Democrats believe that the Trump administration’s
void of ethics will sour American voters on the president. But those voters are
likelier to abandon him for the administration’s vacuum of competence — for his
nonsensical managerial style, captured in his magical thinking about Jared.
He tasked
Jared with reinventing the federal government. Unless constant rash firings,
unfilled jobs and shakedowns of foreign governments constitute reinvention, this
remains on Jared’s infinite to-do list . The president put Jared in
charge of brokering a durable peace between Israelis and Palestinians. Insert
punch line here. He followed Jared’s counsel that faith be placed in Saudi Arabia and its crown
prince, Mohammed bin Salman. We know how that worked out.
The
president somehow looked at that track record and decided that the dynamo he
should entrust with his central campaign
promise — a secure barrier between the United States and Mexico — was … Jared!
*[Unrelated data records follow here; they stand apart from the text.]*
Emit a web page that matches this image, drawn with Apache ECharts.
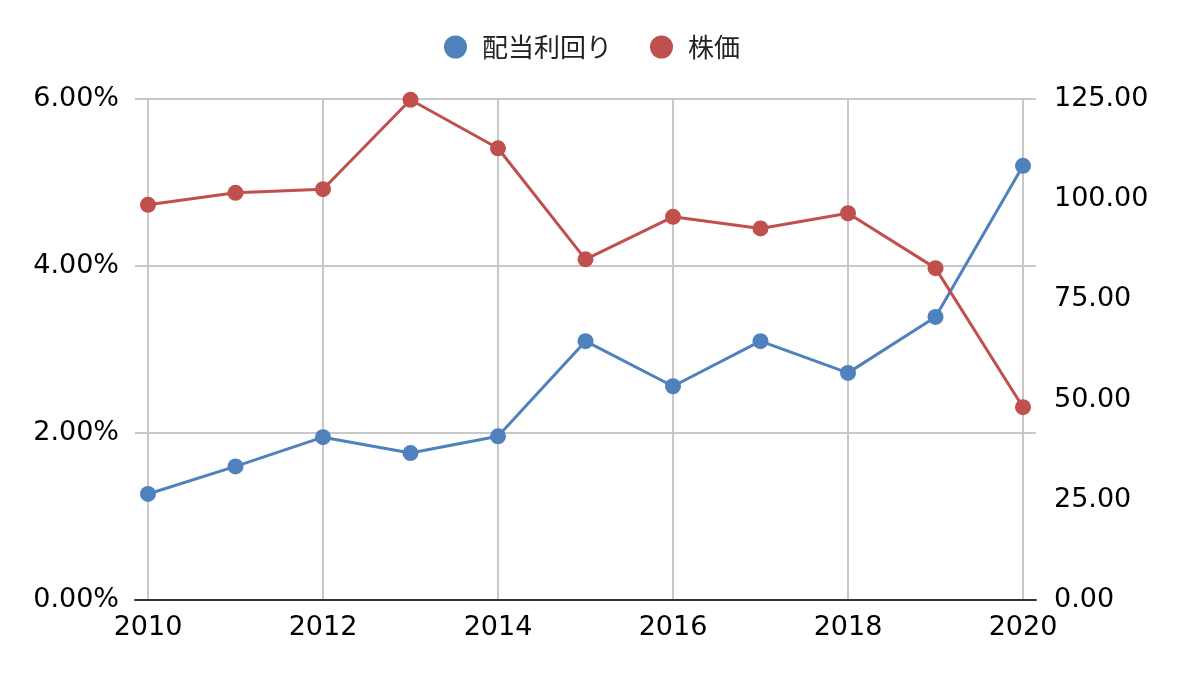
<!DOCTYPE html>
<html><head><meta charset="utf-8">
<script src="https://cdn.jsdelivr.net/npm/echarts@6/dist/echarts.min.js"></script>
<style>html,body{margin:0;padding:0;background:#fff}#c{width:1184px;height:676px}</style>
</head><body><div id="c"></div>
<script>
const years = [2010, 2011, 2012, 2013, 2014, 2015, 2016, 2017, 2018, 2019, 2020];
const yieldPct = [1.27, 1.60, 1.95, 1.76, 1.96, 3.10, 2.56, 3.10, 2.72, 3.39, 5.20];
const price = [98.6, 101.6, 102.5, 124.8, 112.7, 85.0, 95.6, 92.7, 96.5, 82.8, 48.1];
const seriesNames = ['配当利回り', '株価'];
const colors = ['#4F81BD', '#C0504D'];

const numFont = 'DejaVu Sans';
const chart = echarts.init(document.getElementById('c'));
chart.setOption({
  animation: false,
  color: colors,
  legend: {
    data: seriesNames,
    top: 29, left: 'center',
    icon: 'circle', itemWidth: 23, itemHeight: 23, itemGap: 38,
    textStyle: { fontFamily: 'Noto Sans CJK JP', fontSize: 26, color: '#222', padding: [0, 0, 0, 10] }
  },
  grid: [
    { left: 148, right: 161, top: 99, bottom: 76 },
    { left: 135, right: 148, top: 99, bottom: 76 }
  ],
  xAxis: [
    { type: 'value', gridIndex: 0, min: 2010, max: 2020, interval: 2,
      axisLine: { show: false }, axisTick: { show: false },
      splitLine: { show: true, lineStyle: { color: '#c8c8c8', width: 2 } },
      axisLabel: { fontFamily: numFont, fontSize: 27, color: '#000', margin: 14, formatter: v => String(v) } },
    { type: 'value', gridIndex: 1, min: 0, max: 1, z: 5,
      axisLine: { show: true, onZero: false, lineStyle: { color: '#333', width: 2 } },
      axisTick: { show: false }, axisLabel: { show: false }, splitLine: { show: false } }
  ],
  yAxis: [
    { type: 'value', gridIndex: 0, min: 0, max: 6, show: false },
    { type: 'value', gridIndex: 0, position: 'right', min: 0, max: 125, interval: 25,
      axisLine: { show: false }, axisTick: { show: false }, splitLine: { show: false },
      axisLabel: { fontFamily: numFont, fontSize: 27, color: '#000', margin: 31, formatter: v => v.toFixed(2) } },
    { type: 'value', gridIndex: 1, min: 0, max: 6, interval: 2,
      axisLine: { show: false }, axisTick: { show: false },
      splitLine: { show: true, lineStyle: { color: '#c8c8c8', width: 2 } },
      axisLabel: { fontFamily: numFont, fontSize: 27, color: '#000', margin: 16, formatter: v => v.toFixed(2) + '%' } }
  ],
  series: [
    { name: seriesNames[0], type: 'line', xAxisIndex: 0, yAxisIndex: 0,
      data: years.map((y, i) => [y, yieldPct[i]]),
      symbol: 'circle', symbolSize: 16, lineStyle: { width: 3 }, z: 3 },
    { name: seriesNames[1], type: 'line', xAxisIndex: 0, yAxisIndex: 1,
      data: years.map((y, i) => [y, price[i]]),
      symbol: 'circle', symbolSize: 16, lineStyle: { width: 3 }, z: 3 }
  ]
});
</script></body></html>
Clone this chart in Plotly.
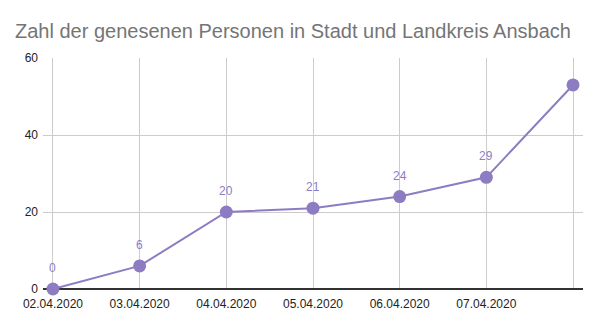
import plotly.graph_objects as go

dates = ["02.04.2020", "03.04.2020", "04.04.2020", "05.04.2020",
         "06.04.2020", "07.04.2020", "08.04.2020"]
values = [0, 6, 20, 21, 24, 29, 53]
tick_labels = ["02.04.2020", "03.04.2020", "04.04.2020", "05.04.2020",
               "06.04.2020", "07.04.2020", ""]
point_labels = ["0", "6", "20", "21", "24", "29", ""]

purple = "#8e7cc3"
x_idx = list(range(len(dates)))

fig = go.Figure()
fig.add_trace(go.Scatter(
    x=x_idx, y=values, mode="lines+markers",
    line=dict(color=purple, width=2),
    marker=dict(color=purple, size=13),
    cliponaxis=False, hoverinfo="skip", showlegend=False,
))

for xi, v, lab in zip(x_idx, values, point_labels):
    if lab:
        fig.add_annotation(x=xi, y=v, text=lab, showarrow=False,
                           yshift=21, yanchor="middle",
                           font=dict(color=purple, size=12,
                                     family="Liberation Sans, Arial"))

fig.update_layout(
    width=600, height=326,
    margin=dict(l=43, r=17, t=58, b=37),
    paper_bgcolor="white", plot_bgcolor="white",
    font=dict(family="Liberation Sans, Arial", size=12, color="#222222"),
    title=dict(text="Zahl der genesenen Personen in Stadt und Landkreis Ansbach",
               x=0.025, xanchor="left", y=0.905, yanchor="middle",
               font=dict(size=20, color="#757575", family="Liberation Sans, Arial")),
    xaxis=dict(
        range=[-0.115, 6.115], tickvals=x_idx, ticktext=tick_labels,
        showgrid=True, gridcolor="#cccccc", gridwidth=1,
        zeroline=False, showline=False, ticks="", ticklabelstandoff=6,
        tickfont=dict(size=12, color="#222222"),
    ),
    yaxis=dict(
        range=[0, 60], tickvals=[0, 20, 40, 60],
        showgrid=True, gridcolor="#cccccc", gridwidth=1,
        zeroline=True, zerolinecolor="#333333", zerolinewidth=1.5,
        showline=False, ticks="", ticklabelstandoff=4,
        tickfont=dict(size=12, color="#222222"),
    ),
)

fig.write_html("out.html")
And so we have the trillionth gorgeous example of his investment in fiction.
Nearly
three years into Trump’s presidency, the border wall barely exists. Subtract
the upgrading of fencing and such that was already there and Trump has, by some recent estimates ,
constructed
fewer than 25 miles of actually new barrier. The southwestern border is nearly
2,000 miles long.
But Jared
is on the case! According to The Post, he “convenes biweekly meetings in the
West Wing, where he questions an array of government officials about progress”
and “explains the president’s wishes.” Huh. Those wishes are hardly cryptic,
and how complicated can this questioning be? Already, The Post reported,
there’s grumbling that Jared is just an annoyance.
That
belittles his symbolic significance. Many journalists, including me, have tried
to settle on the perfect mascot for the Trump administration. There are choices
galore. The greedy, vainglorious Scott Pruitt, who did his best to decimate the
Environmental Protection Agency, fit the bill , but he’s long gone. Mike Pompeo embodies the Faustian arc of so many of the
president’s aides and allies, from principle-driven dismissal of Trump during
the 2016 campaign to reputation-torching submission when he dangled a ticket to
the big time.
But for
naked opportunism and situational scruples, Jared’s my guy. Remember how he and
Ivanka were going to contain the president’s ego, blunt his cruelty, whisper
sweet moderation in his ear? That was then. Now he’s devoting himself to an
exorbitant, unnecessary monument to Trump’s nativism and xenophobia.
There’s
an upside, though. With Jared in the saddle, this horse won’t go far.